Optimize code to take full advantage of the processor's cache size, which is variable among various target machines. This optimization is important, particularly, to support high-performance applications.
Dynamically detect cache size at runtime with the cpuid instruction and adjust performance-critical code accordingly. Optimize data structures either to fit in one half of the first-level cache or in the second-level cache. Optimizing for one half of the first-level cache will bring the greatest performance benefit. If one half of the first-level cache is too small to be practical, optimize for the second-level cache.
Optimizing for a point in between (for example, for the entire first-level cache) will likely not bring a substantial improvement over optimizing for the second-level cache. Although current compilers often do a good job of enhancing locality, also consider using manual techniques to enhance locality, such as blocking, loop interchange and loop skewing, as described in the article, "Cache Blocking Technique on Hyper-Threading Technology Enabled Processors."
Enable the prefetch generation in your compiler by using the /QxW or /QaxW switch in the Intel® C++ Compiler or the /arch:SSE2 switch in the Microsoft .NET* 2003 C++ compiler.
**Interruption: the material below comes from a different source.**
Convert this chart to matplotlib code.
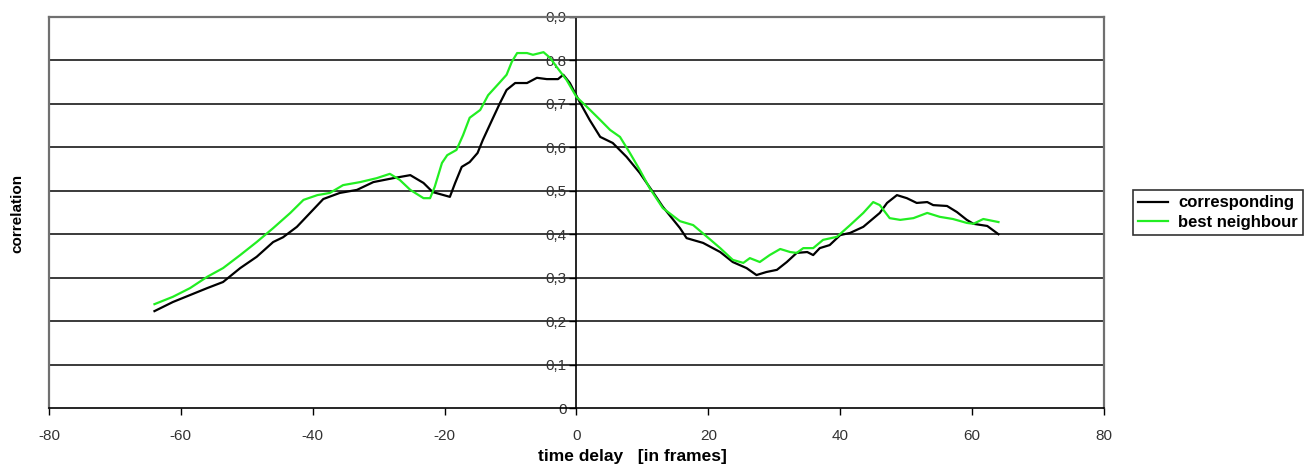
import matplotlib.pyplot as plt
from matplotlib.ticker import FuncFormatter

# Data
delay_corr = [-64, -61.2, -56, -53.6, -51, -48.5, -46, -44.5, -42.4, -40.4, -38.4, -35.9,
              -33.3, -30.8, -27.8, -25.2, -23.2, -21.8, -19.2, -18.4, -17.4, -16.2, -15,
              -14.2, -12.8, -11.6, -10.6, -9.3, -7.5, -6, -4.5, -2.8, -2, -1, 0.5, 2, 3.6,
              5.5, 7.6, 9.6, 11.6, 13.1, 15.7, 16.7, 19.2, 21.8, 23.7, 25.8, 27.3, 28.8,
              30.4, 31.9, 33.4, 35, 35.9, 36.9, 38.4, 40, 41.5, 43.5, 46, 47.1, 48.6, 50.1,
              51.6, 53.2, 54.1, 56.2, 57.7, 59.2, 60.2, 62.3, 64]
corresponding = [0.223, 0.244, 0.276, 0.29, 0.322, 0.348, 0.382, 0.393, 0.417, 0.449, 0.481,
                 0.495, 0.502, 0.52, 0.529, 0.536, 0.518, 0.497, 0.486, 0.518, 0.555, 0.566,
                 0.587, 0.617, 0.663, 0.702, 0.732, 0.748, 0.748, 0.76, 0.757, 0.757, 0.767,
                 0.748, 0.704, 0.663, 0.624, 0.61, 0.578, 0.541, 0.497, 0.463, 0.414, 0.391,
                 0.38, 0.359, 0.336, 0.322, 0.306, 0.313, 0.318, 0.336, 0.357, 0.359, 0.352,
                 0.368, 0.375, 0.398, 0.403, 0.417, 0.449, 0.472, 0.49, 0.483, 0.472, 0.474,
                 0.467, 0.465, 0.451, 0.433, 0.424, 0.419, 0.4]

delay_best = [-64, -61.2, -58.6, -56, -53.6, -51, -48.5, -46, -43.4, -41.4, -39.3, -37.4,
              -35.4, -32.8, -30.3, -28.3, -26.8, -25.2, -23.2, -22.2, -21.5, -20.4, -19.6,
              -18.2, -17.2, -16.2, -14.6, -13.4, -11.6, -10.6, -9.8, -9, -7.5, -6.6, -5,
              -4, -3, -1.5, 0, 1.6, 3.6, 5.1, 6.6, 8.1, 9.6, 11.1, 13.1, 15.7, 17.7, 19.8,
              21.8, 23.7, 25.3, 26.3, 27.8, 29.3, 30.9, 32.4, 33.4, 34.4, 35.9, 37.4, 39.5,
              41.5, 43.5, 45, 46, 47.5, 49.1, 51.1, 53.2, 55.1, 57.1, 59.2, 60.2, 61.7, 64]
best_neighbour = [0.239, 0.256, 0.276, 0.302, 0.322, 0.352, 0.382, 0.414, 0.449, 0.479,
                  0.49, 0.495, 0.513, 0.52, 0.529, 0.539, 0.525, 0.502, 0.483, 0.483,
                  0.509, 0.564, 0.582, 0.594, 0.628, 0.668, 0.686, 0.72, 0.75, 0.767,
                  0.797, 0.817, 0.817, 0.813, 0.819, 0.806, 0.785, 0.755, 0.716, 0.693,
                  0.663, 0.64, 0.624, 0.587, 0.548, 0.506, 0.46, 0.43, 0.421, 0.394,
                  0.368, 0.341, 0.334, 0.345, 0.336, 0.352, 0.366, 0.359, 0.357, 0.368,
                  0.368, 0.387, 0.394, 0.421, 0.449, 0.474, 0.467, 0.437, 0.433, 0.437,
                  0.449, 0.44, 0.435, 0.426, 0.424, 0.435, 0.428]

x_ticks = [-80, -60, -40, -20, 0, 20, 40, 60, 80]
y_ticks = [0, 0.1, 0.2, 0.3, 0.4, 0.5, 0.6, 0.7, 0.8, 0.9]

plt.rcParams["font.family"] = ["Liberation Sans", "DejaVu Sans"]
plt.rcParams["axes.unicode_minus"] = False

fig = plt.figure(figsize=(13.13, 4.68), dpi=100)
ax = fig.add_axes([0.0373, 0.1282, 0.8035, 0.8355])

ax.plot(delay_corr, corresponding, color="black", lw=1.6, label="corresponding", zorder=3)
ax.plot(delay_best, best_neighbour, color="#22ee22", lw=1.6, label="best neighbour", zorder=3)

ax.set_xlim(-80, 80)
ax.set_ylim(0, 0.9)
ax.set_xticks(x_ticks)
ax.set_yticks(y_ticks)
ax.yaxis.set_major_formatter(FuncFormatter(lambda v, p: f"{v:.1f}".replace(".", ",") if v else "0"))

# horizontal grid lines
for yv in y_ticks[1:-1]:
    ax.axhline(yv, color="#3a3a3a", lw=1.4, zorder=1)

# Excel style: y axis through x = 0, frame in grey
ax.spines["left"].set_position(("data", 0))
ax.spines["left"].set_color("black")
ax.spines["left"].set_linewidth(1.2)
ax.spines["bottom"].set_color("black")
ax.spines["bottom"].set_linewidth(1.2)
ax.spines["top"].set_color("#707070")
ax.spines["top"].set_linewidth(1.6)
ax.spines["right"].set_color("#707070")
ax.spines["right"].set_linewidth(1.6)
ax.plot([0, 0], [0, 1], transform=ax.transAxes, color="#707070", lw=1.6, clip_on=False)

ax.tick_params(axis="both", labelsize=11, labelcolor="#333333", color="black",
               direction="out", length=5, width=1)
ax.tick_params(axis="x", pad=10)
ax.tick_params(axis="y", pad=2)

fig.text(0.013, 0.545, "correlation", rotation=90, ha="center", va="center",
         fontsize=11, fontweight="bold")
fig.text(0.482, 0.025, "time delay   [in frames]", ha="center", va="center",
         fontsize=12.5, fontweight="bold")

leg = ax.legend(loc="center left", bbox_to_anchor=(1.0275, 0.5), frameon=True,
                fancybox=False, edgecolor="black", fontsize=12, handlelength=1.8,
                handletextpad=0.6, borderpad=0.3, labelspacing=0.25, borderaxespad=0)
leg.get_frame().set_linewidth(1.2)
for t in leg.get_texts():
    t.set_fontweight("bold")

fig.savefig("out.png", dpi=100)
As the compiler's prefetch implementation improves, automatic prefetch insertion by the compiler may outperform manual insertion.
If you are using a compiler that does not support software prefetching, intrinsics or inline assembly may be used to manually insert prefetch instructions. Chapter 6 of the IA-32 Intel Architecture Optimization Reference Manual contains an example of using software prefetch to implement a memory-copy algorithm.
If a load is found to miss frequently with significant negative performance impact, first try moving the load up to execute earlier. If that change does not reduce the number of lo misses, insert a prefetch before the load of the data. Be aware that manual prefetch is independent of the hardware prefetching capabilities in both the Pentium® M processor and the Intel® NetBurst™ microarchitecture. These mechanisms are separate, and hardware prefetch is not improved by manual prefetching; moreover, excessive manual prefetching can degrade performance.